Volume 107 • Number 4

October 2008



 

 

The Legend of Good Women: Context and Reception. Edited by Carolyn P. Collette. Chaucer Studies, 36. Cambridge: D. S. Brewer, 2006. Pp. xviii + 203. $85.

The once neglected Legend of Good Women has certainly been making up for lost time critically, and Carolyn P. Collette's new volume is a rigorous, substantial new contribution to our engagement with Chaucer's most allusive and elusive poem. Collette's introduction addresses the critical and textual issues that motivate her collection, acknowledging that feminist criticism, in and of itself, "has had limited success in opening up this text to new readings, perhaps because the theme of victimization so strongly structures the narratives that critics seem forced to fall back on stereotypical paradigms of weak women and predatory, controlling males" (p. ix). She then contextualizes the Legend in Chaucer's corpus and surveys the essays to follow, emphasizing the volume's major themes of audience, reception, and context, both historical and textual. The book looks in the right places for new readings of the poem, and new does not mean "novel," for even though Collette claims the essays read the poem from "different cultural perspectives" they often do much better than that phrase implies.

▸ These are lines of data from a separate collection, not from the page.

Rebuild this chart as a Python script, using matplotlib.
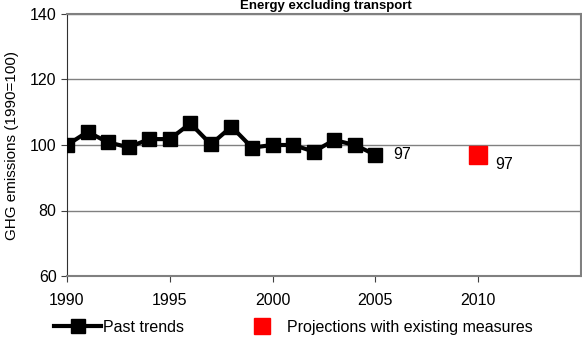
import matplotlib
matplotlib.use("Agg")
import matplotlib.pyplot as plt
from matplotlib.lines import Line2D

plt.rcParams['font.family'] = ['Liberation Sans', 'DejaVu Sans']

years = [1990, 1991, 1992, 1993, 1994, 1995, 1996, 1997, 1998, 1999,
         2000, 2001, 2002, 2003, 2004, 2005]
past = [100, 104, 100.8, 99.3, 101.8, 101.8, 106.6, 100.2, 105.6, 99.2,
        100, 100, 98, 101.5, 100, 97]
proj_year = [2010]
proj = [97]
yticks = [60, 80, 100, 120, 140]
xticks = [1990, 1995, 2000, 2005, 2010]

fig = plt.figure(figsize=(5.82, 3.39), dpi=100)
ax = fig.add_axes([67/582, 1 - 276/339, (581 - 67)/582, (276 - 14)/339])

ax.plot(years, past, color='black', lw=3, marker='s', ms=10.5, zorder=3)
ax.plot(proj_year, proj, color='red', lw=0, marker='s', ms=12.5, zorder=3)

ax.annotate(f"{past[-1]:g}", (years[-1], past[-1]), xytext=(13, 0),
            textcoords='offset points', fontsize=11.5, va='center')
ax.annotate(f"{proj[0]:g}", (proj_year[0], proj[0]), xytext=(12, -7),
            textcoords='offset points', fontsize=11.5, va='center')

ax.set_xlim(1990, 2015)
ax.set_ylim(60, 140)
ax.set_yticks(yticks)
ax.set_xticks(xticks)
ax.tick_params(labelsize=11.5, length=4, color='#404040')
ax.tick_params(axis='x', pad=8)
for y in yticks[1:]:
    ax.axhline(y, color='#808080', lw=1, zorder=1)
for s in ['top', 'right', 'bottom']:
    ax.spines[s].set_color('#808080')
    ax.spines[s].set_linewidth(1.5)
ax.spines['left'].set_color('#303030')

ax.set_ylabel("GHG emissions (1990=100)", fontsize=11, labelpad=8)
fig.text(0.56, 1 - 0.5/339, "Energy excluding transport", fontsize=9.5,
         fontweight='bold', ha='center', va='top')

handles = [Line2D([], [], color='black', lw=3, marker='s', ms=10),
           Line2D([], [], color='red', lw=0, marker='s', ms=11)]
fig.legend(handles, ["Past trends", "Projections with existing measures"],
           loc='lower left', bbox_to_anchor=(40/582, -0.03), ncol=2,
           frameon=False, fontsize=11.5, handlelength=2.9, handletextpad=0.15,
           columnspacing=3.4)

fig.savefig("out.png", dpi=100)
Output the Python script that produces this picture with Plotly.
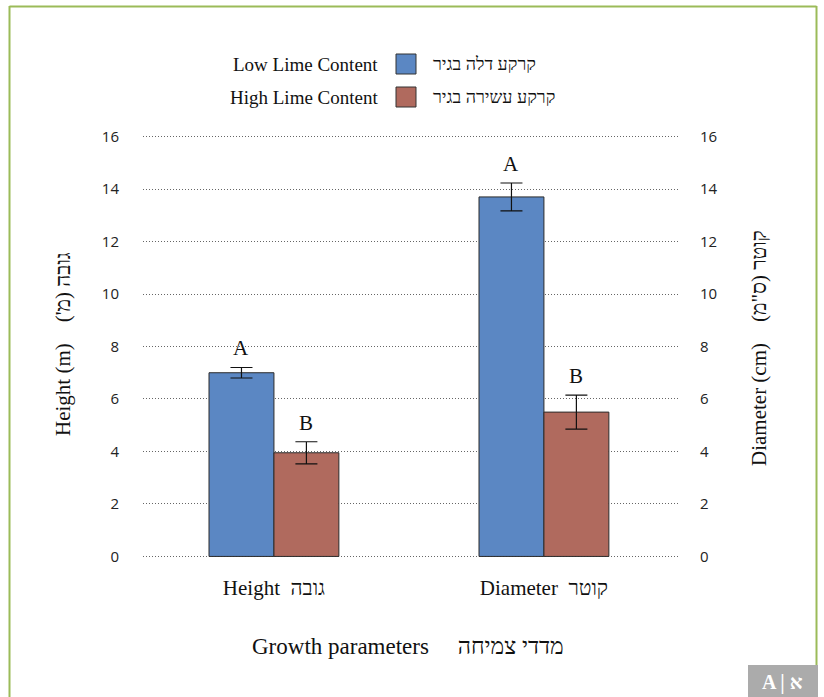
import plotly.graph_objects as go

# ---- data -------------------------------------------------------------
categories = ["Height  גובה", "Diameter  קוטר"]
low_lime = [7.0, 13.7]
low_lime_err = [0.2, 0.53]
high_lime = [3.95, 5.5]
high_lime_err = [0.42, 0.65]
low_letters = ["A", "A"]
high_letters = ["B", "B"]
y_ticks = [0, 2, 4, 6, 8, 10, 12, 14, 16]

series_names = ["Low Lime Content", "High Lime Content"]
series_names_he = ["קרקע דלה בגיר", "קרקע עשירה בגיר"]

BLUE = "#5b87c3"
RED = "#b06a5e"
SERIF = "Liberation Serif, Times New Roman, serif"
SANS = "Open Sans, Noto Sans, sans-serif"

W, H = 824, 697
L, R, T, B = 143, 680, 135, 558  # plot area in pixels


def px_x(px):
    return (px - L) / (R - L)


def px_y(py):
    return (B - py) / (B - T)


fig = go.Figure()

fig.add_trace(go.Bar(
    x=categories, y=low_lime, name=series_names[0],
    marker=dict(color=BLUE, line=dict(color="#2b2b2b", width=1)),
    error_y=dict(type="data", array=low_lime_err, color="#111111",
                 thickness=1.2, width=11),
    showlegend=False,
))
fig.add_trace(go.Bar(
    x=categories, y=high_lime, name=series_names[1],
    marker=dict(color=RED, line=dict(color="#2b2b2b", width=1)),
    error_y=dict(type="data", array=high_lime_err, color="#111111",
                 thickness=1.2, width=11),
    showlegend=False,
))
# invisible companion so the secondary (right) axis is drawn
fig.add_trace(go.Scatter(
    x=categories, y=high_lime, yaxis="y2", mode="markers",
    marker=dict(opacity=0), hoverinfo="skip", showlegend=False,
))

# significance letters above each error bar
annotations = []
for vals, errs, letters, shift in ((low_lime, low_lime_err, low_letters, -32.5),
                                   (high_lime, high_lime_err, high_letters, 32.5)):
    for cat, v, e, letter in zip(categories, vals, errs, letters):
        annotations.append(dict(
            x=cat, y=v + e, xref="x", yref="y", text=letter,
            showarrow=False, xshift=shift, yanchor="bottom", yshift=5,
            font=dict(family=SERIF, size=21, color="#111111"),
        ))

# legend built from text and swatches
legend_rows = [64, 97]
for row_y, en, he, col in zip(legend_rows, series_names, series_names_he, (BLUE, RED)):
    annotations.append(dict(
        x=px_x(380), y=px_y(row_y), xref="paper", yref="paper", text=en,
        showarrow=False, xanchor="right", yanchor="middle",
        font=dict(family=SERIF, size=19, color="#111111"),
    ))
    annotations.append(dict(
        x=px_x(431), y=px_y(row_y), xref="paper", yref="paper", text=he,
        showarrow=False, xanchor="left", yanchor="middle",
        font=dict(family=SERIF, size=18, color="#111111"),
    ))

# axis titles
annotations.append(dict(
    x=px_x(63), y=px_y(344), xref="paper", yref="paper",
    text="Height (m)    גובה (מ')\u200f", textangle=-90, showarrow=False,
    xanchor="center", yanchor="middle",
    font=dict(family=SERIF, size=21, color="#111111"),
))
annotations.append(dict(
    x=px_x(759), y=px_y(348), xref="paper", yref="paper",
    text="Diameter (cm)    קוטר (ס\"מ)\u200f", textangle=-90, showarrow=False,
    xanchor="center", yanchor="middle",
    font=dict(family=SERIF, size=21, color="#111111"),
))
annotations.append(dict(
    x=px_x(408), y=px_y(646), xref="paper", yref="paper",
    text="Growth parameters     מדדי צמיחה", showarrow=False,
    xanchor="center", yanchor="middle",
    font=dict(family=SERIF, size=23, color="#111111"),
))
# corner badge text
annotations.append(dict(
    x=px_x(782), y=px_y(682), xref="paper", yref="paper",
    text="<b>A | א</b>", showarrow=False, xanchor="center", yanchor="middle",
    font=dict(family=SERIF, size=20, color="white"),
))

GREEN = "#9bbb59"
shapes = [
    dict(type="line", xref="paper", yref="paper", x0=px_x(9.5), x1=px_x(9.5),
         y0=px_y(6), y1=px_y(700), line=dict(color=GREEN, width=2), layer="above"),
    dict(type="line", xref="paper", yref="paper", x0=px_x(9.5), x1=px_x(816.5),
         y0=px_y(6.5), y1=px_y(6.5), line=dict(color=GREEN, width=2), layer="above"),
    dict(type="line", xref="paper", yref="paper", x0=px_x(816.5), x1=px_x(816.5),
         y0=px_y(6), y1=px_y(665), line=dict(color=GREEN, width=2), layer="above"),
    dict(type="rect", xref="paper", yref="paper", x0=px_x(748), x1=px_x(818),
         y0=px_y(665), y1=px_y(700), fillcolor="#ababab", line=dict(width=0),
         layer="below"),
]
for row_y, col in zip(legend_rows, (BLUE, RED)):
    shapes.append(dict(
        type="rect", xref="paper", yref="paper",
        x0=px_x(396), x1=px_x(416), y0=px_y(row_y - 10), y1=px_y(row_y + 10),
        fillcolor=col, line=dict(color="#333333", width=1),
    ))

y_range = [-0.06, 16.06]

fig.update_layout(
    width=W, height=H,
    margin=dict(l=L, r=W - R, t=T, b=H - B, pad=0),
    paper_bgcolor="white", plot_bgcolor="white",
    barmode="group", bargap=0.519, bargroupgap=0,
    showlegend=False,
    annotations=annotations, shapes=shapes,
    xaxis=dict(
        range=[-0.485, 1.504],
        showgrid=False, showline=False, zeroline=False,
        ticks="outside", ticklen=11, tickcolor="rgba(0,0,0,0)",
        tickfont=dict(family=SERIF, size=21, color="#111111"),
    ),
    yaxis=dict(
        range=y_range, tickvals=y_ticks, showline=False, zeroline=False,
        showgrid=True, gridcolor="#666666", gridwidth=1, griddash="1px,2px",
        ticks="outside", ticklen=20, tickcolor="rgba(0,0,0,0)",
        tickfont=dict(family=SANS, size=15, color="#222222"),
    ),
    yaxis2=dict(
        range=y_range, tickvals=y_ticks, overlaying="y", side="right",
        anchor="x", showgrid=False, showline=False, zeroline=False,
        ticks="outside", ticklen=16, tickcolor="rgba(0,0,0,0)",
        tickfont=dict(family=SANS, size=15, color="#222222"),
    ),
)

fig.write_html("out.html")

The essays dig productively into under-explored literary and cultural contexts and occasions for the Legend, contexts that have not been apparent or available to students of the modern edited text. The people, personalities, events of Richard's reign come alive in these essays, as does Chaucer's involvement not only with poetic history but with his own world and time. Put another way, the essays Collette assembles, at their best, situate the poem in new ways, which are really old ways, bringing us closer to how it was produced, revised, received, and performed.